Labour have brought in three times more criminal law then the comparible period of Conservative government. Much of it is under the banner of anti-terrorism legislation. Yet it is an open secret in the legal community that government departments have used such legilsation as a vehicle to put things onto the statute book that would otherwise stand no change of becoming law. A high-priced city lawyer who has worked for the government put that to me just the other day. This is why somone heckling at Labour party conference can be ejected under anti-terror laws. This is why local councils can conduct surveillance operations against litter-droppers under anti-terror laws. This is why an Member of Parliament can be arrested and held for hours and all of their records confiscated under anti-terror laws. Except that in none of these cases was there a terrorist, or any connection to terrorists.

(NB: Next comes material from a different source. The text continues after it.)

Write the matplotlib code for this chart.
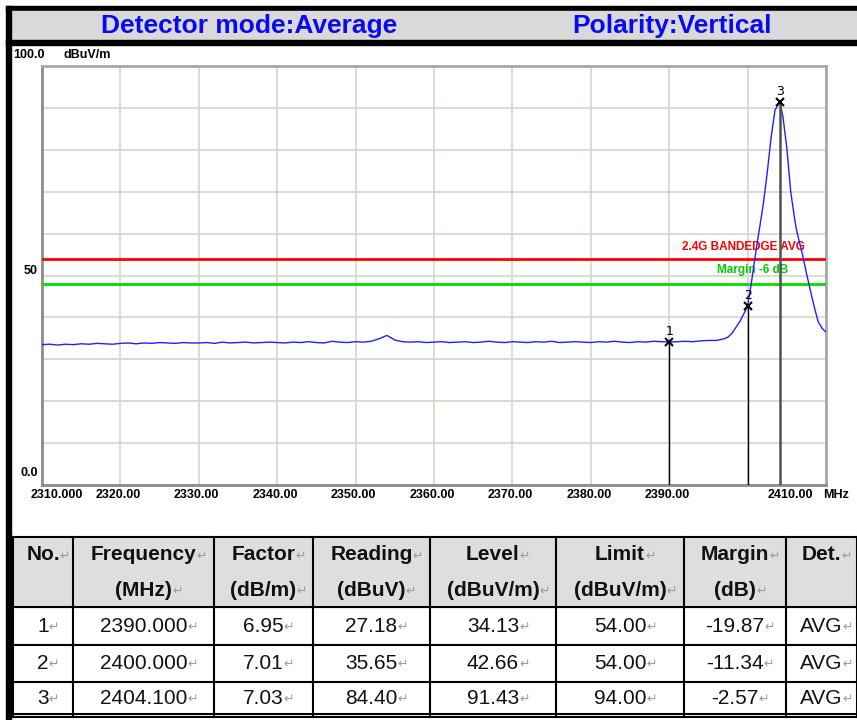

There will be an accounting for this; a political price and maybe a personal price for many of the principal actors as the affair unravels. The government's actions have been condemned from Left to Right. No newspaper has supported Labour repression, and even broadcast journalists are finding it difficult to stay neutral. The Labour government is in a place where the only support it has on this issue are unthinking partisans. Many of their own members, judging from the chat on LabourHome, are recoiling in horror. Labour's poll numbers are going to be hit, and coming after the failure of the PBR in political terms Brown's bounce is well and truly over. So, they have a choice, the same choice faced by Robert Mugabe when his political grip began to weaken, democracy or repression. Do they step away from the road to the police state or do they pick up the pace?
By the way, if you think that I am giving into hyperbolae here then remember that the last time the executive cracked down on an oppositon MP in this sort of way was hundreds of years ago, and it started a war.